LAS HORAS DE VIRGINIA


Hace poco más de sesenta años que se produjo el lírico suicidio de Virginia Woolf, el definitivo, en realidad, después de varias tentativas a lo largo de su vida. Encauzar la senda de la existencia puede ser, tal vez, menos complicado que controlar el curso de la propia muerte. Virginia se abandonó sin alharacas, acabó sus días en silencio, y hasta podríamos decir que hermosamente, si no fuese terrible su imagen de mujer adentrándose en el río, las piedras en sus bolsillos como pesado aval contra el fracaso. El cadáver de Virginia hubo por fuerza de aflorar al remolino de las aguas en la misma traza en que lo hizo aquel cuerpo yacente de Ofelia, retratado –eternizado– por John Everett Millais: en el lienzo del inglés decimonónico (reprobado, por cierto, por un más que torpe Ruskin), la belleza aparece superpuesta al horror de la tragedia sin negarle su sentido más profundo.
Virginia Woolf siempre se había mostrado hechizada por el movimiento de las aguas, que constituyen una presencia constante en su obra. Un movimiento, además, que preside hasta los designios más insignificantes de la vida (como ocurre en ‘Las Olas’ y en ‘Al Faro’), que suscita la reflexión y la rebelión (así en ‘Una Habitación Propia’) y que es susceptible de evocar la carrera final hacia la muerte (¿quién no recuerda aquella estremecedora escena de ‘La Señora Dalloway’, en que Clarissa, asqueada por el suicidio del joven militar que enturbia con su acto la alegría de su fiesta, compara la defenestración del capitán Warren Smith al arco descrito por el chelín que ella arrojó en una ocasión a las aguas de la Serpentine?). La propia stream of consciusness, hallazgo literario que, definido médica y técnicamente por James (hermano de Henry), va perfilando los personajes de Virginia Woolf, tiene algo de corriente de agua que saca a flote las sensaciones y los temores más celosamente escondidos.
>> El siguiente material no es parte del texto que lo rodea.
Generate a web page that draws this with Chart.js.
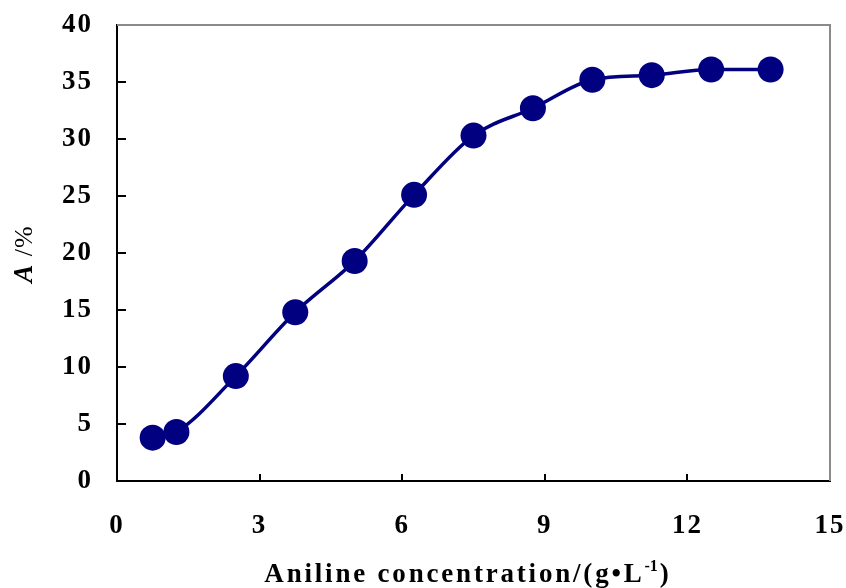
<!DOCTYPE html>
<html>
<head>
<meta charset="utf-8">
<script src="https://cdn.jsdelivr.net/npm/chart.js@4"></script>
<style>
  html, body { margin: 0; padding: 0; background: #fff; }
  #wrap { width: 846px; height: 588px; position: relative; }
</style>
</head>
<body>
<div id="wrap"><canvas id="chart"></canvas></div>
<script>
// dados
const concentration = [0.75, 1.25, 2.5, 3.75, 5, 6.25, 7.5, 8.75, 10, 11.25, 12.5, 13.75];
const absorption    = [3.8, 4.3, 9.2, 14.8, 19.3, 25.1, 30.3, 32.7, 35.2, 35.6, 36.1, 36.1];
const xTicks = [0, 3, 6, 9, 12, 15];
const yTicks = [0, 5, 10, 15, 20, 25, 30, 35, 40];

const NAVY = '#000080';
const FONT = "'Liberation Serif', 'Times New Roman', serif";

// espaçamento de letras (o original é meio esticado)
const spacing = {
  id: 'spacing',
  beforeDraw(chart) { chart.ctx.letterSpacing = '2px'; }
};

// ticks para dentro + moldura de cima/direita + títulos com estilo misto
const decor = {
  id: 'decor',
  afterDraw(chart) {
    const { ctx, chartArea: a, scales: { x, y } } = chart;
    ctx.save();
    ctx.strokeStyle = '#000';
    ctx.lineWidth = 2;
    ctx.beginPath();
    xTicks.forEach(v => {
      const px = Math.round(x.getPixelForValue(v));
      if (v === 0 || v === 15) return;
      ctx.moveTo(px, a.bottom); ctx.lineTo(px, a.bottom - 7);
    });
    yTicks.forEach(v => {
      const py = Math.round(y.getPixelForValue(v));
      if (v === 0) return;
      ctx.moveTo(a.left, py); ctx.lineTo(a.left + 9, py);
    });
    ctx.stroke();

    // moldura cinza
    ctx.strokeStyle = '#8a8a8a';
    ctx.beginPath();
    ctx.moveTo(a.left, a.top); ctx.lineTo(a.right, a.top); ctx.lineTo(a.right, a.bottom);
    ctx.stroke();

    // título X — ajusta o espaçamento para ~400px de largura
    ctx.fillStyle = '#000';
    ctx.textBaseline = 'alphabetic';
    const main = 'Aniline concentration/(g\u2022L';
    const sup = '-1';
    const tail = ')';
    ctx.letterSpacing = '0px';
    ctx.font = `bold 27px ${FONT}`;
    const raw = ctx.measureText(main + tail).width;
    const ls = Math.max(0, (392 - raw) / (main.length + tail.length));
    ctx.letterSpacing = ls + 'px';
    const wMain = ctx.measureText(main).width;
    const wTail = ctx.measureText(tail).width;
    ctx.font = `bold 16px ${FONT}`;
    ctx.letterSpacing = '0px';
    const wSup = ctx.measureText(sup).width + 2;
    let sx = 468 - (wMain + wSup + wTail) / 2;
    const by = 582;
    ctx.letterSpacing = ls + 'px';
    ctx.font = `bold 27px ${FONT}`;
    ctx.fillText(main, sx, by);
    sx += wMain;
    ctx.letterSpacing = '0px';
    ctx.font = `bold 16px ${FONT}`;
    ctx.fillText(sup, sx, by - 11);
    sx += wSup;
    ctx.letterSpacing = ls + 'px';
    ctx.font = `bold 27px ${FONT}`;
    ctx.fillText(tail, sx, by);

    // título Y (A itálico)
    ctx.translate(32, 254);
    ctx.rotate(-Math.PI / 2);
    ctx.letterSpacing = '1px';
    ctx.font = `italic bold 27px ${FONT}`;
    const wA = ctx.measureText('A').width;
    ctx.font = `26px ${FONT}`;
    const wP = ctx.measureText(' /%').width;
    let tx = -(wA + wP) / 2;
    ctx.font = `italic bold 27px ${FONT}`;
    ctx.fillText('A', tx, 0);
    ctx.font = `26px ${FONT}`;
    ctx.fillText(' /%', tx + wA, 0);
    ctx.restore();
  }
};

new Chart(document.getElementById('chart'), {
  type: 'line',
  data: {
    datasets: [{
      data: concentration.map((c, i) => ({ x: c, y: absorption[i] })),
      borderColor: NAVY,
      backgroundColor: NAVY,
      borderWidth: 3.5,
      pointRadius: 13,
      pointBorderWidth: 0,
      pointBackgroundColor: NAVY,
      cubicInterpolationMode: 'monotone'
    }]
  },
  options: {
    responsive: true,
    maintainAspectRatio: false,
    animation: false,
    events: [],
    layout: { padding: { top: 25, right: 16, left: 0, bottom: 0 } },
    plugins: { legend: { display: false }, tooltip: { enabled: false } },
    scales: {
      x: {
        type: 'linear',
        min: 0, max: 15,
        afterBuildTicks: s => { s.ticks = xTicks.map(v => ({ value: v })); },
        afterFit: s => { s.height = 107; s.paddingLeft = 0; s.paddingRight = 0; },
        grid: { display: false, drawTicks: false },
        border: { color: '#000', width: 2 },
        ticks: {
          color: '#000',
          padding: 29,
          maxRotation: 0,
          font: { family: FONT, size: 27, weight: 'bold' }
        }
      },
      y: {
        min: 0, max: 40,
        afterBuildTicks: s => { s.ticks = yTicks.map(v => ({ value: v })); },
        afterFit: s => { s.width = 117; s.paddingTop = 0; s.paddingBottom = 0; },
        grid: { display: false, drawTicks: false },
        border: { color: '#000', width: 2 },
        ticks: {
          color: '#000',
          padding: 24,
          font: { family: FONT, size: 27, weight: 'bold' }
        }
      }
    }
  },
  plugins: [spacing, decor]
});
</script>
</body>
</html>
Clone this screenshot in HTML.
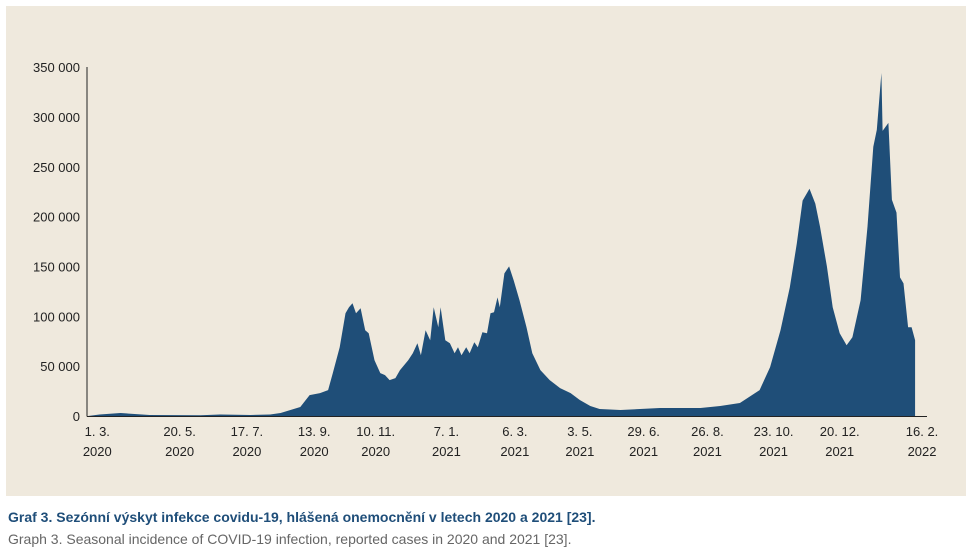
<!DOCTYPE html>
<html><head><meta charset="utf-8"><style>
body{margin:0;background:#fff;width:972px;height:556px;overflow:hidden;font-family:"Liberation Sans",sans-serif}
#panel{position:absolute;left:6px;top:6px;width:960px;height:490px;background:#efe9dd}
.cap1{position:absolute;left:8px;top:509px;font-size:14px;font-weight:bold;color:#1f4e79}
.cap2{position:absolute;left:8px;top:531px;font-size:14px;color:#666}
</style></head><body>
<div id="panel"></div>
<svg id="chart" width="972" height="556" style="position:absolute;left:0;top:0"></svg>
<div class="cap1">Graf 3. Sezónní výskyt infekce covidu-19, hlášená onemocnění v letech 2020 a 2021 [23].</div>
<div class="cap2">Graph 3. Seasonal incidence of COVID-19 infection, reported cases in 2020 and 2021 [23].</div>
<script>
const days=[0,10,28,53,97,114,140,157,166,183,191,200,207,211,217,222,225,228,231,235,239,242,247,252,256,260,265,269,276,280,284,287,291,295,298,302,304,308,312,316,319,322,326,329,333,336,340,344,347,350,353,355,359,363,367,372,378,383,390,398,407,416,424,433,441,459,493,528,545,562,579,588,597,605,611,616,622,627,631,637,642,648,654,659,666,672,677,680,684,685,690,693,697,700,703,707,710,713];
const cases=[0,1500,3000,1000,800,1500,1000,1500,3000,9000,21000,23000,26000,43000,69000,103000,109000,113000,103000,108000,86000,83000,56000,43000,41000,36000,38000,46000,56000,63000,73000,61000,86000,76000,109000,89000,109000,76000,73000,63000,69000,61000,69000,63000,74000,69000,84000,83000,103000,104000,119000,109000,143000,150000,136000,116000,89000,63000,46000,36000,28000,23000,16000,10000,7000,6000,8000,8000,10000,13000,26000,49000,86000,129000,173000,216000,228000,213000,190000,150000,109000,83000,71000,79000,116000,190000,270000,287000,344000,286000,294000,217000,204000,139000,133000,89000,89000,76000];
const yTicks=[0,50000,100000,150000,200000,250000,300000,350000];
const xTickDays=[8,79,137,195,248,309,368,424,479,534,591,648,719];
const xTickLabels=[["1. 3.","2020"],["20. 5.","2020"],["17. 7.","2020"],["13. 9.","2020"],["10. 11.","2020"],["7. 1.","2021"],["6. 3.","2021"],["3. 5.","2021"],["29. 6.","2021"],["26. 8.","2021"],["23. 10.","2021"],["20. 12.","2021"],["16. 2.","2022"]];
const svg=document.getElementById('chart');const NS='http://www.w3.org/2000/svg';
const xS=d=>88+d*1.16;const yS=v=>416-v*0.000997;
function mk(t,a){const e=document.createElementNS(NS,t);for(const k in a)e.setAttribute(k,a[k]);svg.appendChild(e);return e;}
let d='M'+xS(days[0])+','+yS(0);
days.forEach((dy,i)=>{d+=' L'+xS(dy).toFixed(1)+','+yS(cases[i]).toFixed(1);});
d+=' L'+xS(days[days.length-1])+','+yS(0)+' Z';
const area=mk('path',{d:d,fill:'#1f4e78'});


const ya=mk('line',{x1:87,y1:67,x2:87,y2:416.5,stroke:'#222','stroke-width':1});


const xa=mk('line',{x1:87,y1:416.5,x2:927,y2:416.5,stroke:'#222','stroke-width':1});


yTicks.forEach(v=>{const t=mk('text',{x:80,y:yS(v)+5,'text-anchor':'end','font-size':13,fill:'#222'});t.textContent=v===0?'0':(v/1000)+' 000';

});
xTickDays.forEach((dy,i)=>{const t=mk('text',{x:xS(dy),'text-anchor':'middle','font-size':13,fill:'#222'});


const a=document.createElementNS(NS,'tspan');a.setAttribute('x',xS(dy));a.setAttribute('y',436);a.textContent=xTickLabels[i][0];t.appendChild(a);
const b=document.createElementNS(NS,'tspan');b.setAttribute('x',xS(dy));b.setAttribute('y',456);b.textContent=xTickLabels[i][1];t.appendChild(b);});
</script>
</body></html>
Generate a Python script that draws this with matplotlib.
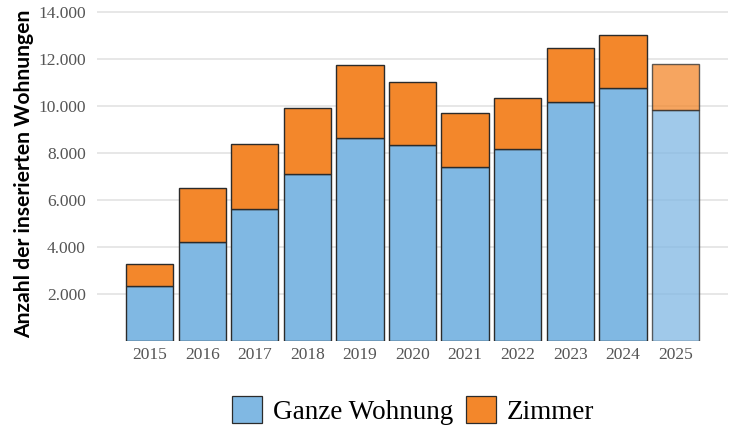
import numpy as np
import matplotlib
matplotlib.use("Agg")
from matplotlib import pyplot as plt
from matplotlib.patches import Patch
from matplotlib.ticker import FuncFormatter

# listings per year
years = [2015, 2016, 2017, 2018, 2019, 2020, 2021, 2022, 2023, 2024, 2025]
ganze_wohnung = [2340, 4210, 5600, 7100, 8640, 8350, 7400, 8160, 10160, 10780, 9820]
zimmer = [940, 2300, 2780, 2820, 3090, 2670, 2290, 2190, 2320, 2250, 1980]
series_labels = ["Ganze Wohnung", "Zimmer"]
y_ticks = [2000, 4000, 6000, 8000, 10000, 12000, 14000]
partial_year = 2025  # incomplete year, drawn lighter

blue = "#80b8e3"
orange = "#f3872b"
edge = "#2b2b2b"

plt.rcParams["font.family"] = ["Liberation Serif", "DejaVu Serif"]

fig = plt.figure(figsize=(7.35, 4.3), dpi=100)
ax = fig.add_axes([0.132, 0.207, 0.8585, 0.776])

x = np.arange(len(years))
alphas = [0.75 if yr == partial_year else 1.0 for yr in years]

for i in range(len(years)):
    ax.bar(x[i], ganze_wohnung[i], width=0.9, color=blue, alpha=alphas[i],
           edgecolor=edge, linewidth=1.0, zorder=3)
    ax.bar(x[i], zimmer[i], width=0.9, bottom=ganze_wohnung[i], color=orange,
           alpha=alphas[i], edgecolor=edge, linewidth=1.0, zorder=3)

ax.set_xlim(-1, len(years))
ax.set_ylim(0, 14200)
ax.set_xticks(x)
ax.set_xticklabels([str(yr) for yr in years])
ax.set_yticks(y_ticks)
ax.yaxis.set_major_formatter(FuncFormatter(lambda v, p: f"{int(v):,}".replace(",", ".")))
ax.tick_params(axis="both", length=0, labelsize=12.5, labelcolor="#555555")
ax.tick_params(axis="x", pad=4)
ax.tick_params(axis="y", pad=8)

ax.grid(axis="y", color="#e3e3e3", linewidth=1.2, zorder=0)
ax.set_axisbelow(True)
for s in ax.spines.values():
    s.set_visible(False)

ax.set_ylabel("Anzahl der inserierten Wohnungen", family=["Lato", "DejaVu Sans"],
              fontweight="bold", fontsize=15.2, color="black")
ax.yaxis.set_label_coords(-0.1, 0.5)

handles = [Patch(facecolor=blue, edgecolor=edge, linewidth=0.9),
           Patch(facecolor=orange, edgecolor=edge, linewidth=0.9)]
fig.legend(handles, series_labels, loc="center", bbox_to_anchor=(0.562, 0.045),
           ncol=2, frameon=False, fontsize=19.5, handlelength=1.12, handleheight=1.12,
           handletextpad=0.4, columnspacing=0.45)

fig.savefig("out.png", dpi=100)
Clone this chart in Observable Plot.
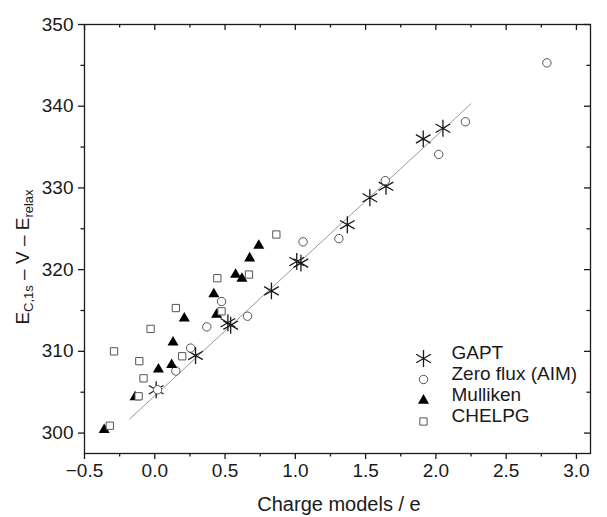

En estos días acontece el estreno de la película ‘Las Horas’, dirigida por Stephen Daldry –con música de Philip Glass como aliciente añadido–, que toma como fondo argumental la personalidad de Virginia Woolf. La película se basa, a su vez, en la novela del mismo nombre de Michael Cunningham, quien traza una extraña conexión entre las vidas de tres mujeres distintas y distantes en tiempo y vivencias, no en sentimentalidad.
‘Las Horas’ –no sé si alguien en algún artículo o crítica sobre la película lo habrá notado, yo no me he dado cuenta– fue precisamente el título provisional que iba a recibir en un principio ‘La Señora Dalloway’. El de ‘Las Horas’ era un título absolutamente apropiado por tema y por contexto para la obra woolfiana, dado que retrataba la cotidianidad de una dama londinense de los años 20 en el transcurso de unas horas, pero sobre todo porque constituía una suerte de remoto paralelismo de planteamiento con el ‘Ulises’ de James Joyce, que se desarrolla –como es bien sabido– en el curso de veinticuatro horas. Este paralelismo, en todo caso, no era casual: por su diario, sabemos que Virginia Woolf –al margen de que estuviese a punto de publicarlo en la editorial que mantenía con su esposo– conocía perfectamente el ‘Ulises’, y que le agradaba y repelía a la vez. Por encima del ‘Ulises’, ‘Las Horas/La Señora Dalloway’ exhibe, dentro de un mayor convencionalismo formal que aquél (o tal vez con una renovación menos estrepitosa), una exquisitez y al tiempo una crudeza de percepción y exposición, que sólo puede brotar de la pluma refinadísima de una mujer como Virginia Woolf.
Esperemos, en todo caso, que la película ‘Las Horas’, no se quede en la tan fácil imagen de la Virginia fragmentada y lánguida, la Virginia depresiva, la Virginia aristocrática post-victoriana. Esperemos que sepa rescatar a la mujer que clamaba ante las jóvenes de la Sociedades Literarias de las Universidades de Newham y Girton que la excelsitud literaria femenina sólo puede encontrarse cuando se dispone de la independencia proporcionada por quinientas libras de renta y una habitación propia; a la mujer que maldijo a las bibliotecas de Oxbridge y del Museo Británico por sus normas y restricciones; a la mujer que, valiéndose de la voz de la ficticia Lady Rosseter, llegó a escribir: “¿Qué importa el cerebro, comparado con el corazón?”.